Hu's Saudi visit to cement strategic oil ties
Sliding oil prices and the international financial crisis have taken the focus off world crude supplies since Hu's last visit to the desert kingdom three years ago.
But China's relationship with its top supplier of oil has been little changed by the upheaval.
Producer nation power is waning, but Riyadh and Beijing are focused on long-term deals to match huge Saudi reserves to thirsty Chinese markets.
"Both of those two players had fairly extreme positions of strength, but I think despite changes in the markets their relative strength hasn't changed much," said Jeff Brown, chief economist at the Facts Global Energy Group.
"Now the Saudis are looking to cut back production, so for the next couple of years they may place less emphasis on pushing into other markets. Also the Chinese demand is not necessarily growing like it was before."
Saudi Arabian shipments of crude to China rose nearly 40 per cent last year, and made up a full fifth of the foreign oil burnt by the world's number two consumer.
Steady imports by China have partly compensated for lower supply by Saudi Arabia to oil majors and the United States, where record prices over the summer, an economic slowdown and the global financial crisis have taken a toll on oil demand.
This year industry sources say they could still climb at double digit rates, based on healthy economic growth and the start-up of an expanded refinery in which Saudi Aramco has a 25 per cent stake.
The plant in coastal Fujian province is a joint venture with Sinopec and Exxon Mobil, and is expected to come online with full 240,000 barrels per day capacity in the first half of this year, delayed from earlier plans.
DEMAND GROWTH SLOWS
China has made up about one-third of the world's incremental oil demand since 2003, although expansion is braking quickly as a global recession saps demand from the buyers of China's goods.
Apparent oil demand fell for a second month in December as refiners cut production by the steepest rate in seven and a half years on weaker consumption.
That could mean the nearly one million barrels per day of new refining capacity due online in China next year struggles to find a market, denting appetite for Saudi crude.
But Riyadh, in talks for a stake in another Chinese refinery, appears happy to bet on the rising giant's long-term appetite.

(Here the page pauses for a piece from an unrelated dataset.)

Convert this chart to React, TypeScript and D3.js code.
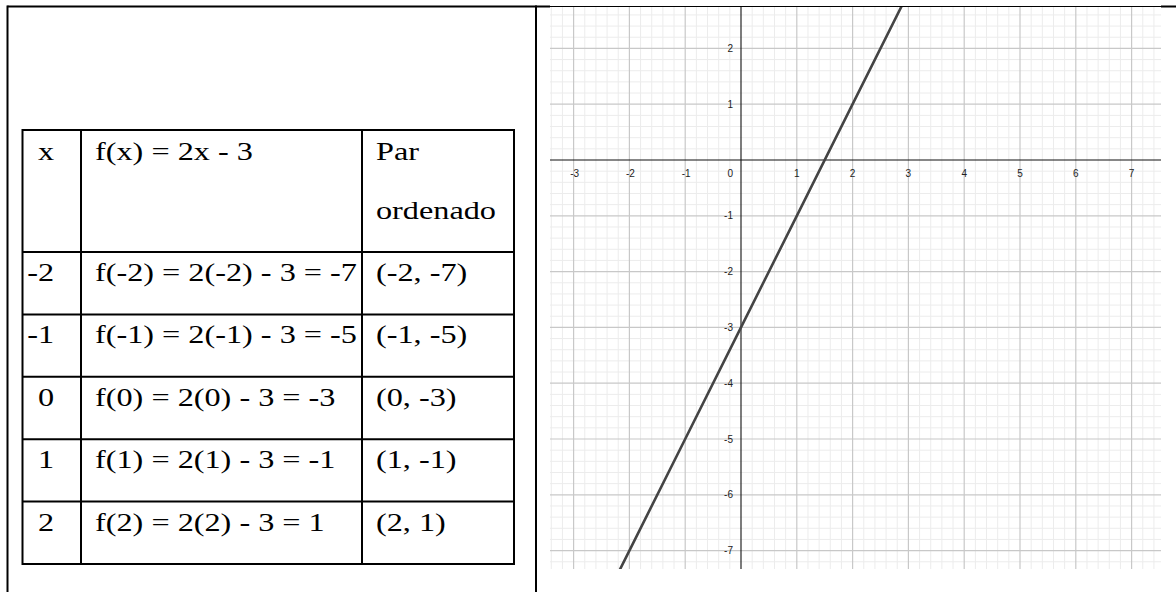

And China's troubled relationship with other suppliers means the ties are likely to strengthen. It is still haggling with Russia over oil and gas prices, and its ventures into Africa have been weighed down by problems ranging from Western activism to spiralling prices demanded by some African suppliers.
"Regardless of changes in world market prices, China needs to be able to rely on large suppliers. Over the years, Saudi Arabia turned out to be one of the easier suppliers to deal with," said Zha Daojiong, energy expert and professor at Peking University's School of International Studies.
"China tried an 'investment for oil' approach with some African suppliers, but increasingly African governments are asking for higher prices. Russia has missed its declared deadlines of increasing supplies to China."
After Saudi Arabia, Hu goes to Africa.